(Entries with chart source code)

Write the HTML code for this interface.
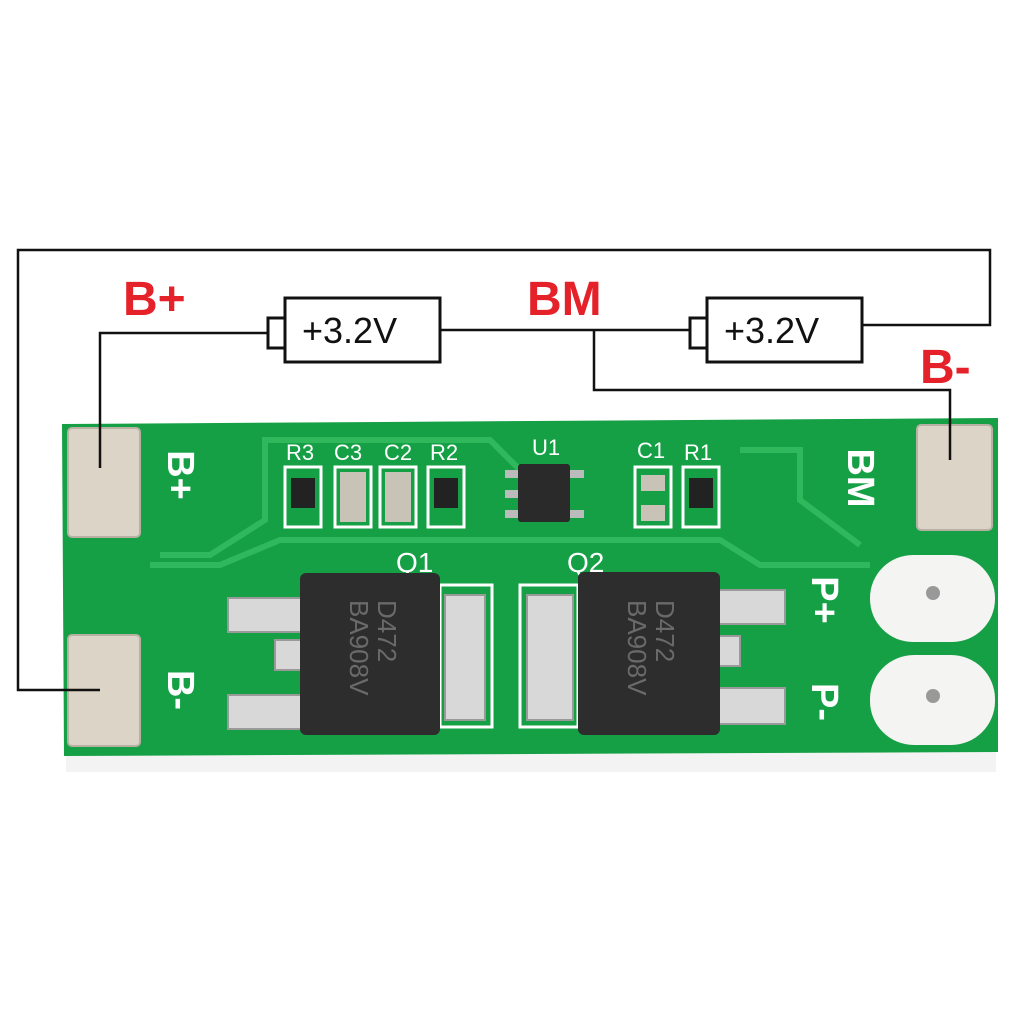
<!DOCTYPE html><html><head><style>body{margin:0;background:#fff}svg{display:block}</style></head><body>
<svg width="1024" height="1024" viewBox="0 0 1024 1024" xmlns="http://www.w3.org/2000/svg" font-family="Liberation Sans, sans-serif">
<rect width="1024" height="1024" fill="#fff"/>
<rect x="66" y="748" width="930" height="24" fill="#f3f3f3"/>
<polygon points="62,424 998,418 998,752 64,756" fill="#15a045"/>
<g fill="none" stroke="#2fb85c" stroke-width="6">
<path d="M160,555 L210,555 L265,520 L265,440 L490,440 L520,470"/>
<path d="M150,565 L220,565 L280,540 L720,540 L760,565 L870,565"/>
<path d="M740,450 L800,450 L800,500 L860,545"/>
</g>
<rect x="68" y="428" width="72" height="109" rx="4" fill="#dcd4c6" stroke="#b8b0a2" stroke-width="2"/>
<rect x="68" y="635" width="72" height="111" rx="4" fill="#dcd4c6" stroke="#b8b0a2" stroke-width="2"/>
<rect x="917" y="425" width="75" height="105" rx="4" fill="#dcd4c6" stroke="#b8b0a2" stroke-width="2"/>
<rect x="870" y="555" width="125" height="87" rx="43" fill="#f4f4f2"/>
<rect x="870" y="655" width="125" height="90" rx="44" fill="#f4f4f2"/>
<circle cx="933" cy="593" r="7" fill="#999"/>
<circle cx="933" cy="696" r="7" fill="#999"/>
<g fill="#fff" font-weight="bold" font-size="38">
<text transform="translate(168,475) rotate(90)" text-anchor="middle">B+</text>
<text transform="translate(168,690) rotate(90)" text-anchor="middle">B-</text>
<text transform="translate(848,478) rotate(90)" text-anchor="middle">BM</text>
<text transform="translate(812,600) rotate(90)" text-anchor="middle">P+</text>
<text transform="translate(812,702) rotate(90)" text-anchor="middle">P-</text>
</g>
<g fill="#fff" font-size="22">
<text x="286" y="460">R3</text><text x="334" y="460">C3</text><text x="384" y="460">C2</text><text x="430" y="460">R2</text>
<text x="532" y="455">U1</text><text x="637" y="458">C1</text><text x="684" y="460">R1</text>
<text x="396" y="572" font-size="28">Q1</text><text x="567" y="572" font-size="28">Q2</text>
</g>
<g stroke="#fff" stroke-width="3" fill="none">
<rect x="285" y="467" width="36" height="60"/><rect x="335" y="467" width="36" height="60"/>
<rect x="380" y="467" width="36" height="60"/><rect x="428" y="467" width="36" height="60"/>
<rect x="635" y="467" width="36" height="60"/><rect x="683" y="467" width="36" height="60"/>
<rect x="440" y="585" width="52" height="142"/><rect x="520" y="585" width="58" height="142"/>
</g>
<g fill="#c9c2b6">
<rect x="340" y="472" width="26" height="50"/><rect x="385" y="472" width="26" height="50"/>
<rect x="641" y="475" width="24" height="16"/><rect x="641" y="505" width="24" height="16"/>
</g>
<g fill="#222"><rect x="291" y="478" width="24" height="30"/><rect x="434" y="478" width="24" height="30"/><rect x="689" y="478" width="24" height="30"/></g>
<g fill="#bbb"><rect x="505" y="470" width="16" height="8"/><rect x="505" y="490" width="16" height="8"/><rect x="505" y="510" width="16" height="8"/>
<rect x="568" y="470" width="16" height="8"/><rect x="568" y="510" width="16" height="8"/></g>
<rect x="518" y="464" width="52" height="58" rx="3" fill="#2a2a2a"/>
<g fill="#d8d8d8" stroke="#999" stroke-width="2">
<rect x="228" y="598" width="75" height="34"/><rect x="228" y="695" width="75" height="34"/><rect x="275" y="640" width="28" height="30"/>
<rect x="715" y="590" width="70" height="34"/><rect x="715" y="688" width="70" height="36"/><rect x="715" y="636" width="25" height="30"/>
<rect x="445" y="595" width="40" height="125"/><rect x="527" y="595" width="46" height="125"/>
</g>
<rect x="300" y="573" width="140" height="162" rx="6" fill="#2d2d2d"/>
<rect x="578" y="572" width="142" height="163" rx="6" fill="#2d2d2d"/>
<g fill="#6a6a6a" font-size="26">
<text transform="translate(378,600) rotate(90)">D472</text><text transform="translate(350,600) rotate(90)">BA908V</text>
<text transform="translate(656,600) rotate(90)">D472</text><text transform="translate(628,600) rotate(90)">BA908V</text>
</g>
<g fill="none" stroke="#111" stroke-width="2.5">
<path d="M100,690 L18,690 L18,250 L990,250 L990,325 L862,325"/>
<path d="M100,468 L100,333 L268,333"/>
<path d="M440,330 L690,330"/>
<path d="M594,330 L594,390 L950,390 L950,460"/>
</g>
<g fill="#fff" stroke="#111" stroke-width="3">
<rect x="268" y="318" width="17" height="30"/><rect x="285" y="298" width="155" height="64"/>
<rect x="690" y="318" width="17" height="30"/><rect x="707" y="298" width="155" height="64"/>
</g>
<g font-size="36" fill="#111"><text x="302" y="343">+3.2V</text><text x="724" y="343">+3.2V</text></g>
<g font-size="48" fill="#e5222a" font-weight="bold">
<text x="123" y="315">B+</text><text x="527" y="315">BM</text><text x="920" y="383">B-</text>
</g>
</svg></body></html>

...

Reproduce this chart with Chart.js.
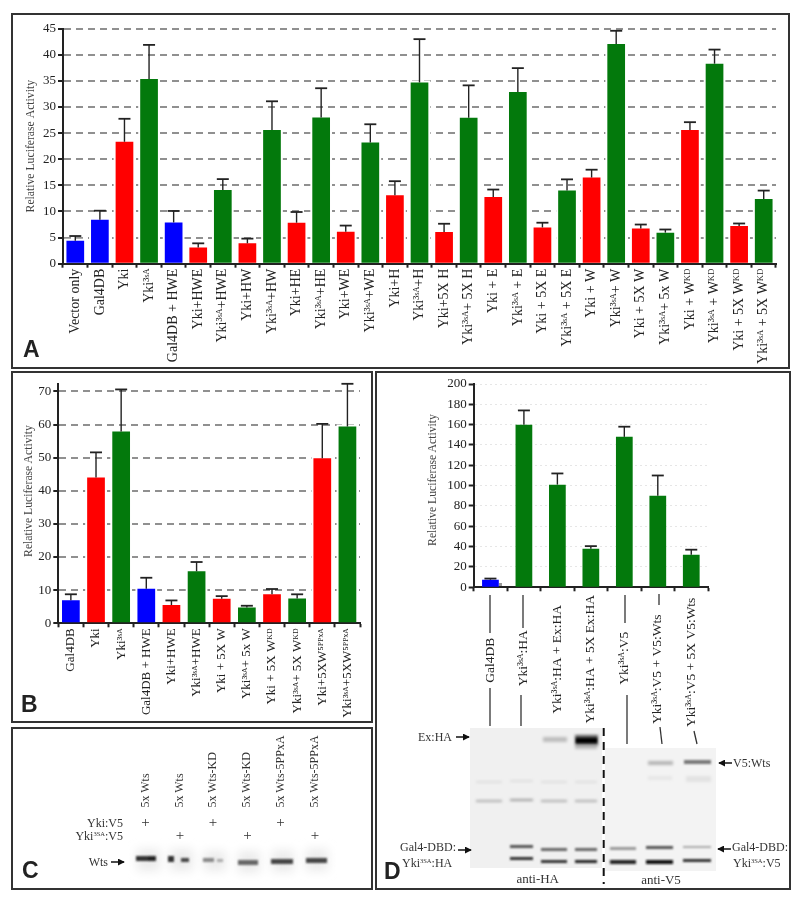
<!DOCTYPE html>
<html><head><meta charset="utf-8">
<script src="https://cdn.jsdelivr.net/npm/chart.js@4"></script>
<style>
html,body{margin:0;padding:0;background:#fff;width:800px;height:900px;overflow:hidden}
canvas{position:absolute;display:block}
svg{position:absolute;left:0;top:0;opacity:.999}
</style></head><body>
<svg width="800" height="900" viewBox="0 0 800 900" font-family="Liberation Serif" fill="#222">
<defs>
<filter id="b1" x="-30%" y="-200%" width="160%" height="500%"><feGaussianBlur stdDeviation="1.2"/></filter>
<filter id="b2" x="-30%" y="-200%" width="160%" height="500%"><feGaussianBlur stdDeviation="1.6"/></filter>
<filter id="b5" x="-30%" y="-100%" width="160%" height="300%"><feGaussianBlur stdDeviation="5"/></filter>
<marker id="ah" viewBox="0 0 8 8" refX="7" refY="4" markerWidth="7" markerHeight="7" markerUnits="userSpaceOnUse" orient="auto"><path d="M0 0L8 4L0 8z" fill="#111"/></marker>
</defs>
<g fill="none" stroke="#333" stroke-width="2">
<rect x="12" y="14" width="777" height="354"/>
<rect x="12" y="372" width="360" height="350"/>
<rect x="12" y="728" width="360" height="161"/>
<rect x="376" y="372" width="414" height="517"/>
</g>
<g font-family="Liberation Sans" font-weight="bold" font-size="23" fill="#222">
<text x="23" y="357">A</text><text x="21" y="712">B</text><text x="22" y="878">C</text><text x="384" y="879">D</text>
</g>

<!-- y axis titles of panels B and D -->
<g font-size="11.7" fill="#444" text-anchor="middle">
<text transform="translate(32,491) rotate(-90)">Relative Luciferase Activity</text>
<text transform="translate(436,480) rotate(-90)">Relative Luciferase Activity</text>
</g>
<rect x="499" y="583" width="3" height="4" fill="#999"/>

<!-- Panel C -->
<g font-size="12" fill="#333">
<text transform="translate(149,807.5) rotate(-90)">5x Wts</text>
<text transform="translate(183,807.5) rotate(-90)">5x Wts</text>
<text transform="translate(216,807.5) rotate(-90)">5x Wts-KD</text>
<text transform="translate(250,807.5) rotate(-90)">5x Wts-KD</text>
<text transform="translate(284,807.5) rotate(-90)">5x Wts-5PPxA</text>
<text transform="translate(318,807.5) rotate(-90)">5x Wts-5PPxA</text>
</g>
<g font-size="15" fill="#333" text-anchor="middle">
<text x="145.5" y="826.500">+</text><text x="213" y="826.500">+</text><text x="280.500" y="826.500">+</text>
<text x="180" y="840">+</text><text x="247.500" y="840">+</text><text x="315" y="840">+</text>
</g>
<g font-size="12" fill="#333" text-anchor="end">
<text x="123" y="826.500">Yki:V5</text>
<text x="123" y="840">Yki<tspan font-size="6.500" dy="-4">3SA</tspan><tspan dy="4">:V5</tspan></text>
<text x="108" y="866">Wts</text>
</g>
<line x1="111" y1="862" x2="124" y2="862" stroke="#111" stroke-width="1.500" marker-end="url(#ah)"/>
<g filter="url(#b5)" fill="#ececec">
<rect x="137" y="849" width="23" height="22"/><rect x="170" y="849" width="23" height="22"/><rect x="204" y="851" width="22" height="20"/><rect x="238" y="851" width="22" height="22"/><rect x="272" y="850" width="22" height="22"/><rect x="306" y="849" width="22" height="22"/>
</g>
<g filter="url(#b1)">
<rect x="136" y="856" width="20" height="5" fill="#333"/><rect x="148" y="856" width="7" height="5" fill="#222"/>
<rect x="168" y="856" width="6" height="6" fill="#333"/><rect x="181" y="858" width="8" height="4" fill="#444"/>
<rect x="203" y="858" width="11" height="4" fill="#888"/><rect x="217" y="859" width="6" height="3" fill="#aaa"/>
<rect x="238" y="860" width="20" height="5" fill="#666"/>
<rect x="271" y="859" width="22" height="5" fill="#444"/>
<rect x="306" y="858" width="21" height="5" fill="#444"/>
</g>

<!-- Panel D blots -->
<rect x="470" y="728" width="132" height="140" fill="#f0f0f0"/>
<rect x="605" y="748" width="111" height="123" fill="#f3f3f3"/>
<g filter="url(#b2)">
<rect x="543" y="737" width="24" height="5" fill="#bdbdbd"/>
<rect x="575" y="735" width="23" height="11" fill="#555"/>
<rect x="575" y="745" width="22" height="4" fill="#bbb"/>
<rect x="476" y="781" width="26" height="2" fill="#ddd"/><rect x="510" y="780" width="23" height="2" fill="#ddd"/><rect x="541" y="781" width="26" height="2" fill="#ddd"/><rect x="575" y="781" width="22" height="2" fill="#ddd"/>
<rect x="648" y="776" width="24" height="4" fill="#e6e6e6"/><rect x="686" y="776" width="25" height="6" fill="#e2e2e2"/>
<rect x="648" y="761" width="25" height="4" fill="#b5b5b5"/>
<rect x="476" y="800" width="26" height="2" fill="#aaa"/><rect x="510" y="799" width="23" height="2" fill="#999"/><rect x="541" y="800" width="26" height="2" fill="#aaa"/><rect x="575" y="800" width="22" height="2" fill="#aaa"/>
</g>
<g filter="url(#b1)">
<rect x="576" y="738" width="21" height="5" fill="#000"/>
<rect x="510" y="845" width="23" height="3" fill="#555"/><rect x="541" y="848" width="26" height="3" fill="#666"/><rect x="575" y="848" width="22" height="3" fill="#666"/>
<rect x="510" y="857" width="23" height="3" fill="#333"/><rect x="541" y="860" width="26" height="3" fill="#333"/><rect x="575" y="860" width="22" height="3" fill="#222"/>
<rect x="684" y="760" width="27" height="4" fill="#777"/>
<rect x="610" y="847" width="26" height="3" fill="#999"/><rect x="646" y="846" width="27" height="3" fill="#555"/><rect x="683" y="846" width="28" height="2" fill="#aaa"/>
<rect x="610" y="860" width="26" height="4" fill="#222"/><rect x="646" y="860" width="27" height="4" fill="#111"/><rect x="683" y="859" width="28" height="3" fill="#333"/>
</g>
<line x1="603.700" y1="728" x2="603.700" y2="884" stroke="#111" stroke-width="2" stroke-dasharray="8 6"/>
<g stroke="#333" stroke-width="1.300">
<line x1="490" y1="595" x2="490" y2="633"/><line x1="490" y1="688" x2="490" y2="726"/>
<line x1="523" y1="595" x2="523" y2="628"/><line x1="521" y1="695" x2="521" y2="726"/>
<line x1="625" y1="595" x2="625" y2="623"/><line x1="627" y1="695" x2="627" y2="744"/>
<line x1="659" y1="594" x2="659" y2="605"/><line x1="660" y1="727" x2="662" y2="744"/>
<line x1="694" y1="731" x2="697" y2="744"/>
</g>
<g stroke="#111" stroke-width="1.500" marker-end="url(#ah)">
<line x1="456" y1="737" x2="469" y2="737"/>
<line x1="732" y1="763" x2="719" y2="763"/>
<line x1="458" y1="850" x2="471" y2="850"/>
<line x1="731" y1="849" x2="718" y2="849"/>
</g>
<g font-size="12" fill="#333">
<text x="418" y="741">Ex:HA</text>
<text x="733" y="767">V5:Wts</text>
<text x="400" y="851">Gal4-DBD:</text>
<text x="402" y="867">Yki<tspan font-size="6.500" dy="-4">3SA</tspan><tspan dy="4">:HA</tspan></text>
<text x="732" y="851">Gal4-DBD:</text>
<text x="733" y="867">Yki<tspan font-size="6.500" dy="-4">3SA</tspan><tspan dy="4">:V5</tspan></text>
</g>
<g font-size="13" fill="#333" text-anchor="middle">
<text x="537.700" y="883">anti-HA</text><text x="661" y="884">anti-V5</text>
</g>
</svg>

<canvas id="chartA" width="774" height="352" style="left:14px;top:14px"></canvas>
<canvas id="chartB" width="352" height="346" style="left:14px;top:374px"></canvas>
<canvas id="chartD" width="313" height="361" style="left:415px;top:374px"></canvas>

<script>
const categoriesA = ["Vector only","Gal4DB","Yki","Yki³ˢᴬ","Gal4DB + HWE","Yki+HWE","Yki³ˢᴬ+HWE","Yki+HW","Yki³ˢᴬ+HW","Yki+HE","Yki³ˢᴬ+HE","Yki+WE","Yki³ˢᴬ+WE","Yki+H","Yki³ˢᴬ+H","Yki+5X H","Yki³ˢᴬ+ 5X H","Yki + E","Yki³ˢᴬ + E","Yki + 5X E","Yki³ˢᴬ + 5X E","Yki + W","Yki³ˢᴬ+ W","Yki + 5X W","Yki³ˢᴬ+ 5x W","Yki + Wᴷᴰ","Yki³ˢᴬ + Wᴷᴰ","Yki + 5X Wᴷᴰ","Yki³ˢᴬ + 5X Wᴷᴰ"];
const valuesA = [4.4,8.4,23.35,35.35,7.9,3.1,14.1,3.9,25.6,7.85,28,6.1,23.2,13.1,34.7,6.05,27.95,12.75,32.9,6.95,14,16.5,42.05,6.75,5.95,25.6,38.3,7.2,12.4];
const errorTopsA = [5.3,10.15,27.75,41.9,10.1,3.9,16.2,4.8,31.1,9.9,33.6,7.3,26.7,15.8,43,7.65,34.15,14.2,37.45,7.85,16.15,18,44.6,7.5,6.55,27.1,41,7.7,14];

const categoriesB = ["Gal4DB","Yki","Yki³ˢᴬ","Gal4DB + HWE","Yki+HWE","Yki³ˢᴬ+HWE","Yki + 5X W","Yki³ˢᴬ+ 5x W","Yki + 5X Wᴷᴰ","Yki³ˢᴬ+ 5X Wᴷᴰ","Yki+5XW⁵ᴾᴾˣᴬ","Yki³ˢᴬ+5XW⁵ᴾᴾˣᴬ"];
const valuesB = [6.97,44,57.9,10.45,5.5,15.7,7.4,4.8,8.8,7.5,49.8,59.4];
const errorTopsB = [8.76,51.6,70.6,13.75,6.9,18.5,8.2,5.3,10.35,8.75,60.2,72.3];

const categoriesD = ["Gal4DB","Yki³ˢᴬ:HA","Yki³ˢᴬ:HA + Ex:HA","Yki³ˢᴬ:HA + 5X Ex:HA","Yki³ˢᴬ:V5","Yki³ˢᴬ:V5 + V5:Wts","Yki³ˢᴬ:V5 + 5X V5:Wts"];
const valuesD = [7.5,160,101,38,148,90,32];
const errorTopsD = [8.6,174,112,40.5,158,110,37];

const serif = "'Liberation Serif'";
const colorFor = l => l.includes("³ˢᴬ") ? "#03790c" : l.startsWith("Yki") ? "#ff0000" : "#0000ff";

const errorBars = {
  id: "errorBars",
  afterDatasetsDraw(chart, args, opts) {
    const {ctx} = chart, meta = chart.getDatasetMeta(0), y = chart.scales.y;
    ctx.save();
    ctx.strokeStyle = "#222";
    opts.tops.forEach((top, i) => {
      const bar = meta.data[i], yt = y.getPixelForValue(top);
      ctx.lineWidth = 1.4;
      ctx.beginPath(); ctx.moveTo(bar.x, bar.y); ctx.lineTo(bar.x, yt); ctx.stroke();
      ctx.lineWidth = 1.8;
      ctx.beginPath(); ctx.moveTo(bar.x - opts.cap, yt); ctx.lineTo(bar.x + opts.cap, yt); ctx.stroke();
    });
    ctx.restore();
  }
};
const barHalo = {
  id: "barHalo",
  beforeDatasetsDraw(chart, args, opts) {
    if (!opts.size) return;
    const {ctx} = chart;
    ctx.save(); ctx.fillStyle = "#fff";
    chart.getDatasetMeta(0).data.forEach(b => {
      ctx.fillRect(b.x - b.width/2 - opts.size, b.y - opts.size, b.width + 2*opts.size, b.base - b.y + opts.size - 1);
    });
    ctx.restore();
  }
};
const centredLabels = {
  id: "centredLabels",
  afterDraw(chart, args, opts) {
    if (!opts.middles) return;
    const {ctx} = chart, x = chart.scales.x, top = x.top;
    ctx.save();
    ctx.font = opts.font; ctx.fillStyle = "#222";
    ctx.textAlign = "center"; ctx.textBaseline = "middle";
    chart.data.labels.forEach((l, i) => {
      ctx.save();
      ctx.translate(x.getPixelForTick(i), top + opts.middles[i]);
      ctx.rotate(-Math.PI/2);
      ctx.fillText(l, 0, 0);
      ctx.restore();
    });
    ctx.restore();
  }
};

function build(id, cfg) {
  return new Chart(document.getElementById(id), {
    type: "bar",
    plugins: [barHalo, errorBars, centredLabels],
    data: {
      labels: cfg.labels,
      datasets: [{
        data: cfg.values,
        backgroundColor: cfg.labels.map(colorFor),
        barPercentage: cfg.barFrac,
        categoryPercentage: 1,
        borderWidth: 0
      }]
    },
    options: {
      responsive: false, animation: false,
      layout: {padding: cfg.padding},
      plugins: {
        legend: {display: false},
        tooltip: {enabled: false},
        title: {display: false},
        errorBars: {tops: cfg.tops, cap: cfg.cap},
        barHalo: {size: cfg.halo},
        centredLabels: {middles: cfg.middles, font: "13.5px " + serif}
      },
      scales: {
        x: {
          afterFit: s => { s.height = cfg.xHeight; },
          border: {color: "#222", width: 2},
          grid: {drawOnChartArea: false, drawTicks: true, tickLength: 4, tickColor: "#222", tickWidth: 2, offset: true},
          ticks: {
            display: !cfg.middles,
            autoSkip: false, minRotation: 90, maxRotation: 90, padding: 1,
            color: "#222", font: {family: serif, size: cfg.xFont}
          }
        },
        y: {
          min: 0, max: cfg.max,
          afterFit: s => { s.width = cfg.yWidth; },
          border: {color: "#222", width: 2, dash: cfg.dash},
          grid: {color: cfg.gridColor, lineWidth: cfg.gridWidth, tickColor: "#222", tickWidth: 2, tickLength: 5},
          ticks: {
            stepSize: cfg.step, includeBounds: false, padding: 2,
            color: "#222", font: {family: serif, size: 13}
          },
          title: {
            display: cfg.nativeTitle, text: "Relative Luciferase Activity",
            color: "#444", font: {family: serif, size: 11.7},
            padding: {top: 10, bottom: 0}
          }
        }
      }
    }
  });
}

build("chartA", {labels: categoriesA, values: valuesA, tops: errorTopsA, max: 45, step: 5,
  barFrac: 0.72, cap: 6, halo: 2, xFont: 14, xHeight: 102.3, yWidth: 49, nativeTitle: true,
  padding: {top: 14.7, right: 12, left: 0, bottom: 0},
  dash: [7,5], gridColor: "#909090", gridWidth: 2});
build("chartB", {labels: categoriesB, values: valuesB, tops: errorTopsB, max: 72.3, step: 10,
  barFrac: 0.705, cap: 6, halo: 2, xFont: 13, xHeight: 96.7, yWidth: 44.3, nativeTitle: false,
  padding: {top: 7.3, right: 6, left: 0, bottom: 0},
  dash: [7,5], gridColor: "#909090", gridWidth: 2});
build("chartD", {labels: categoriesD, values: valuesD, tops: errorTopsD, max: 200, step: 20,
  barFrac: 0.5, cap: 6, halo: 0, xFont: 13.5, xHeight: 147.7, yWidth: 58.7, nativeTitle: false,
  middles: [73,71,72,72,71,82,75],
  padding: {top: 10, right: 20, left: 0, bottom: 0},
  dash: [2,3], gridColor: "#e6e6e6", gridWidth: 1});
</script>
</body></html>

● Task description
Out of the material above, gather each line where "this" appears.

● The reply
Write the HTML code for this interface.
Reproduce this chart with Chart.js.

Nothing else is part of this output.